# Start of DATA EXTRACT

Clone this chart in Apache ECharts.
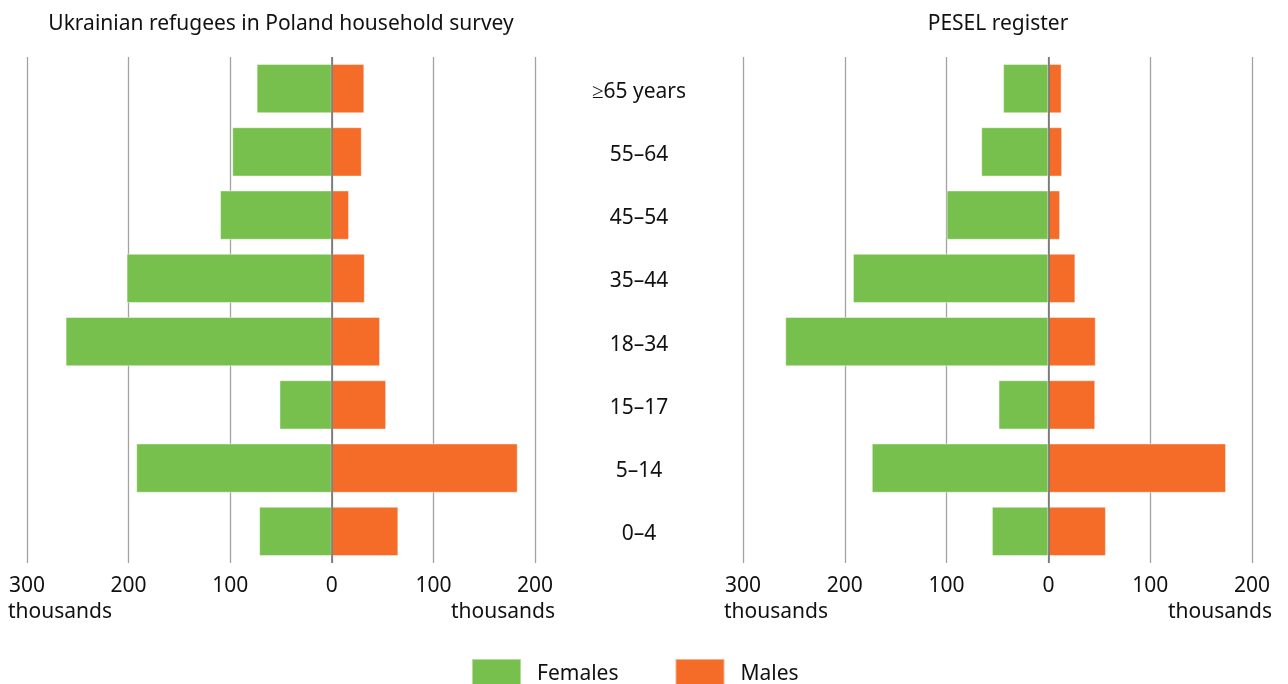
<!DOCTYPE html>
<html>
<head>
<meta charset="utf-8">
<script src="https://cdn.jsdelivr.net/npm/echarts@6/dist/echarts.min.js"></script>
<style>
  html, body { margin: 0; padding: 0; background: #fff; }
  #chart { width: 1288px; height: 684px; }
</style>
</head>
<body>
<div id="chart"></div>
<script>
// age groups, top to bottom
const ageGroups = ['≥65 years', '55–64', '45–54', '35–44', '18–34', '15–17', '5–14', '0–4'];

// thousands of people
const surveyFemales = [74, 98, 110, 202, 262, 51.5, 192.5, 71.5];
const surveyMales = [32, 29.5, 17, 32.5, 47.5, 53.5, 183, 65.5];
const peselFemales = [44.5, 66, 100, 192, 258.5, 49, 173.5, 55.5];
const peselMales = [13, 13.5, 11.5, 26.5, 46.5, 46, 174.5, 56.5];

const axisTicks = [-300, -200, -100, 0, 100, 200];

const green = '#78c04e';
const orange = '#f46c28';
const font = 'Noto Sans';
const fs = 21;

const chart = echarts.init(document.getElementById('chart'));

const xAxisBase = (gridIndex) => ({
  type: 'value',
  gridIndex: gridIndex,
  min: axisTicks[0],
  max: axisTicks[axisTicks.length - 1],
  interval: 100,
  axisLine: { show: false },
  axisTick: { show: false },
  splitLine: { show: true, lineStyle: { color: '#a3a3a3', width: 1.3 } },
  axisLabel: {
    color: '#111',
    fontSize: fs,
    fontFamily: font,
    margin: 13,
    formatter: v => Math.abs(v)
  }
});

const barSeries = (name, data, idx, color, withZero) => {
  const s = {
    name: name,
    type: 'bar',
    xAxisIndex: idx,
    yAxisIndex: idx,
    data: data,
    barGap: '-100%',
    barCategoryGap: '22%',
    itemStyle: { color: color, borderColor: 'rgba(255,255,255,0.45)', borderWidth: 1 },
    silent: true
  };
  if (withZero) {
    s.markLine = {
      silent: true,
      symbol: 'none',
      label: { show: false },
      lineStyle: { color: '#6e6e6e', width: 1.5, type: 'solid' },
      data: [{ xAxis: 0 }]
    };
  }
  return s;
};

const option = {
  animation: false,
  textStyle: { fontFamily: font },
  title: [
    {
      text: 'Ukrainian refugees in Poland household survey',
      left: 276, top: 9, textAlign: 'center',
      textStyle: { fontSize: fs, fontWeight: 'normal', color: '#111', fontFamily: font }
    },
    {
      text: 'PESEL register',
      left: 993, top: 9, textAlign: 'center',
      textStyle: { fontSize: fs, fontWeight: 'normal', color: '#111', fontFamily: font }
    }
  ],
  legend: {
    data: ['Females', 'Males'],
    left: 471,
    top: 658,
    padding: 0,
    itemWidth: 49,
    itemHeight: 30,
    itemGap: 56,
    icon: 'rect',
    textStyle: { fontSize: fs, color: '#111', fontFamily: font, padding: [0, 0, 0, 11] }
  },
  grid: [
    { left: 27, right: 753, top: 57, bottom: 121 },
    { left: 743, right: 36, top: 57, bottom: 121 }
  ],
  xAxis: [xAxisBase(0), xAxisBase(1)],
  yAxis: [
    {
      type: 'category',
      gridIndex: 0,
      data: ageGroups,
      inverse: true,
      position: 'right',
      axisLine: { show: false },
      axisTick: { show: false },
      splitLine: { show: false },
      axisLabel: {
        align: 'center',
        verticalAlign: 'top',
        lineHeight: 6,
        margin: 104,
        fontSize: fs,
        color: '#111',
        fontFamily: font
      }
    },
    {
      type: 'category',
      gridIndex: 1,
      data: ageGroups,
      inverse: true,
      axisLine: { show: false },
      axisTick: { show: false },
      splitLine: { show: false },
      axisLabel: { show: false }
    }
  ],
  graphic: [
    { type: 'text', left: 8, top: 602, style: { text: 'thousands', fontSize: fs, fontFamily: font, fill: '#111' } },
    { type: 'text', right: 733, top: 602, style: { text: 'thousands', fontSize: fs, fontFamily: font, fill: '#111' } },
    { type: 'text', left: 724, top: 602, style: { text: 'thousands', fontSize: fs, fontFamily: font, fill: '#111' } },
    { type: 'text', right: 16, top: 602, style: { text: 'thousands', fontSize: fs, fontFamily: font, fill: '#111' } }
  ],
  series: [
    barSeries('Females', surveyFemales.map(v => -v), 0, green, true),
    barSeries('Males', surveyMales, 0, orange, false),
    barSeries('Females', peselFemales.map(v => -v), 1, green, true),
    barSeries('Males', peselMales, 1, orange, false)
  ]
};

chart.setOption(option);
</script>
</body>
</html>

# End of DATA EXTRACT

- INSTRUCTION -
Exactly reproduce the run of lines from the start of the listing through the line with "const axisTicks = [-300, -200, -100, 0, 100, 200];", inclusive; pictures are not copied.

- FULL OUTPUT -
Clone this chart in Apache ECharts.
<!DOCTYPE html>
<html>
<head>
<meta charset="utf-8">
<script src="https://cdn.jsdelivr.net/npm/echarts@6/dist/echarts.min.js"></script>
<style>
  html, body { margin: 0; padding: 0; background: #fff; }
  #chart { width: 1288px; height: 684px; }
</style>
</head>
<body>
<div id="chart"></div>
<script>
// age groups, top to bottom
const ageGroups = ['≥65 years', '55–64', '45–54', '35–44', '18–34', '15–17', '5–14', '0–4'];

// thousands of people
const surveyFemales = [74, 98, 110, 202, 262, 51.5, 192.5, 71.5];
const surveyMales = [32, 29.5, 17, 32.5, 47.5, 53.5, 183, 65.5];
const peselFemales = [44.5, 66, 100, 192, 258.5, 49, 173.5, 55.5];
const peselMales = [13, 13.5, 11.5, 26.5, 46.5, 46, 174.5, 56.5];

const axisTicks = [-300, -200, -100, 0, 100, 200];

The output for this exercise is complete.